### DATA LINES
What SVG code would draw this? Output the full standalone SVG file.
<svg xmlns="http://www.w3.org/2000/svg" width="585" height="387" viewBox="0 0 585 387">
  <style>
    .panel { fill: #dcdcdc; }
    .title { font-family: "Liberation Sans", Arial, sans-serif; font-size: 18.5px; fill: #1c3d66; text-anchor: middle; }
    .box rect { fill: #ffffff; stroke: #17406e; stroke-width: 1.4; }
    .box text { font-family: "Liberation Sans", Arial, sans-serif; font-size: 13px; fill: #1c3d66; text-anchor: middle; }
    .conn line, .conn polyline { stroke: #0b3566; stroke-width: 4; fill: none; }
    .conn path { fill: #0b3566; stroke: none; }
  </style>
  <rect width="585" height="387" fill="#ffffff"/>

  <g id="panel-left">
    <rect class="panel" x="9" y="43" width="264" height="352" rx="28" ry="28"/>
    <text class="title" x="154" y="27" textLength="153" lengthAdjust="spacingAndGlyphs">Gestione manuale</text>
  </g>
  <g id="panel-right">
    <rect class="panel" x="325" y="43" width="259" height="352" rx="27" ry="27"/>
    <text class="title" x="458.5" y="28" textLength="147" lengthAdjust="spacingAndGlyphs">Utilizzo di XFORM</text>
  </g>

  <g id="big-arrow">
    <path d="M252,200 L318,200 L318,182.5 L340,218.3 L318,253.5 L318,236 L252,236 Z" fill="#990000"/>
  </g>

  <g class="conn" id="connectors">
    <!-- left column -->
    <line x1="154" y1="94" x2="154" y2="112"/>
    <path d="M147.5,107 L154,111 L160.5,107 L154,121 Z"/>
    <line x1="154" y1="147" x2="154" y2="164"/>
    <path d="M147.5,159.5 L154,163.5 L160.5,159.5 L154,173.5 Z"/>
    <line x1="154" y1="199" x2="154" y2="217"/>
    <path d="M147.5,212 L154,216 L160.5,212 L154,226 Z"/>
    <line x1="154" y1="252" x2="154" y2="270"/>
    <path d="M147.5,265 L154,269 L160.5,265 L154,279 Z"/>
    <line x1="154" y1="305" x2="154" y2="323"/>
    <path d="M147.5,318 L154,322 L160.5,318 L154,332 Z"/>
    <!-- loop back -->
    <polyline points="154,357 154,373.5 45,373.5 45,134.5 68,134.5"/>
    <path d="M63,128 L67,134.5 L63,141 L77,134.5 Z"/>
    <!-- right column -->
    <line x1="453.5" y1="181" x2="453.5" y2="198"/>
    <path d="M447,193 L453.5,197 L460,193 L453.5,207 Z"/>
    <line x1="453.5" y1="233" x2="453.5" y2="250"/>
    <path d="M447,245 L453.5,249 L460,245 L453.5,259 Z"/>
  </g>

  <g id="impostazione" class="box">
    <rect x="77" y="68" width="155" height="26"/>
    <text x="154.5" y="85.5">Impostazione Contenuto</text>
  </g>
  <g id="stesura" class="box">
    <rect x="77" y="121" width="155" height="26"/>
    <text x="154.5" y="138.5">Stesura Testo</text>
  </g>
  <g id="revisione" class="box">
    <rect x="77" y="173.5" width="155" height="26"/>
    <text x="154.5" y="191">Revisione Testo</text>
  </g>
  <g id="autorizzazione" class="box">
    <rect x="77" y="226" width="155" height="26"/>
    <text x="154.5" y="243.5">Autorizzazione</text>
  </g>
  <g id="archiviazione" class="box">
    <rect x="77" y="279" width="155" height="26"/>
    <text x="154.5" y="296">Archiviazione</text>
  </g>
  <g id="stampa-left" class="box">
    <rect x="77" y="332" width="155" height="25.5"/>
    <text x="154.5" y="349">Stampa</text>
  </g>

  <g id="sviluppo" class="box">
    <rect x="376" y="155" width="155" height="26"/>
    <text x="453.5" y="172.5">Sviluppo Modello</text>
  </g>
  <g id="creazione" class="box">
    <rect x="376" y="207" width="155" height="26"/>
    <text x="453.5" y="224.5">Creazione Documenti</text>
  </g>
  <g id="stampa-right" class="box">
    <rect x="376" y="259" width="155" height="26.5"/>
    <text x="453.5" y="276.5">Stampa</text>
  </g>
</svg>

### AIM
Write the material out exactly, with nothing left out.

### SOLUTION FOR THIS TASK
What SVG code would draw this? Output the full standalone SVG file.
<svg xmlns="http://www.w3.org/2000/svg" width="585" height="387" viewBox="0 0 585 387">
  <style>
    .panel { fill: #dcdcdc; }
    .title { font-family: "Liberation Sans", Arial, sans-serif; font-size: 18.5px; fill: #1c3d66; text-anchor: middle; }
    .box rect { fill: #ffffff; stroke: #17406e; stroke-width: 1.4; }
    .box text { font-family: "Liberation Sans", Arial, sans-serif; font-size: 13px; fill: #1c3d66; text-anchor: middle; }
    .conn line, .conn polyline { stroke: #0b3566; stroke-width: 4; fill: none; }
    .conn path { fill: #0b3566; stroke: none; }
  </style>
  <rect width="585" height="387" fill="#ffffff"/>

  <g id="panel-left">
    <rect class="panel" x="9" y="43" width="264" height="352" rx="28" ry="28"/>
    <text class="title" x="154" y="27" textLength="153" lengthAdjust="spacingAndGlyphs">Gestione manuale</text>
  </g>
  <g id="panel-right">
    <rect class="panel" x="325" y="43" width="259" height="352" rx="27" ry="27"/>
    <text class="title" x="458.5" y="28" textLength="147" lengthAdjust="spacingAndGlyphs">Utilizzo di XFORM</text>
  </g>

  <g id="big-arrow">
    <path d="M252,200 L318,200 L318,182.5 L340,218.3 L318,253.5 L318,236 L252,236 Z" fill="#990000"/>
  </g>

  <g class="conn" id="connectors">
    <!-- left column -->
    <line x1="154" y1="94" x2="154" y2="112"/>
    <path d="M147.5,107 L154,111 L160.5,107 L154,121 Z"/>
    <line x1="154" y1="147" x2="154" y2="164"/>
    <path d="M147.5,159.5 L154,163.5 L160.5,159.5 L154,173.5 Z"/>
    <line x1="154" y1="199" x2="154" y2="217"/>
    <path d="M147.5,212 L154,216 L160.5,212 L154,226 Z"/>
    <line x1="154" y1="252" x2="154" y2="270"/>
    <path d="M147.5,265 L154,269 L160.5,265 L154,279 Z"/>
    <line x1="154" y1="305" x2="154" y2="323"/>
    <path d="M147.5,318 L154,322 L160.5,318 L154,332 Z"/>
    <!-- loop back -->
    <polyline points="154,357 154,373.5 45,373.5 45,134.5 68,134.5"/>
    <path d="M63,128 L67,134.5 L63,141 L77,134.5 Z"/>
    <!-- right column -->
    <line x1="453.5" y1="181" x2="453.5" y2="198"/>
    <path d="M447,193 L453.5,197 L460,193 L453.5,207 Z"/>
    <line x1="453.5" y1="233" x2="453.5" y2="250"/>
    <path d="M447,245 L453.5,249 L460,245 L453.5,259 Z"/>
  </g>

  <g id="impostazione" class="box">
    <rect x="77" y="68" width="155" height="26"/>
    <text x="154.5" y="85.5">Impostazione Contenuto</text>
  </g>
  <g id="stesura" class="box">
    <rect x="77" y="121" width="155" height="26"/>
    <text x="154.5" y="138.5">Stesura Testo</text>
  </g>
  <g id="revisione" class="box">
    <rect x="77" y="173.5" width="155" height="26"/>
    <text x="154.5" y="191">Revisione Testo</text>
  </g>
  <g id="autorizzazione" class="box">
    <rect x="77" y="226" width="155" height="26"/>
    <text x="154.5" y="243.5">Autorizzazione</text>
  </g>
  <g id="archiviazione" class="box">
    <rect x="77" y="279" width="155" height="26"/>
    <text x="154.5" y="296">Archiviazione</text>
  </g>
  <g id="stampa-left" class="box">
    <rect x="77" y="332" width="155" height="25.5"/>
    <text x="154.5" y="349">Stampa</text>
  </g>

  <g id="sviluppo" class="box">
    <rect x="376" y="155" width="155" height="26"/>
    <text x="453.5" y="172.5">Sviluppo Modello</text>
  </g>
  <g id="creazione" class="box">
    <rect x="376" y="207" width="155" height="26"/>
    <text x="453.5" y="224.5">Creazione Documenti</text>
  </g>
  <g id="stampa-right" class="box">
    <rect x="376" y="259" width="155" height="26.5"/>
    <text x="453.5" y="276.5">Stampa</text>
  </g>
</svg>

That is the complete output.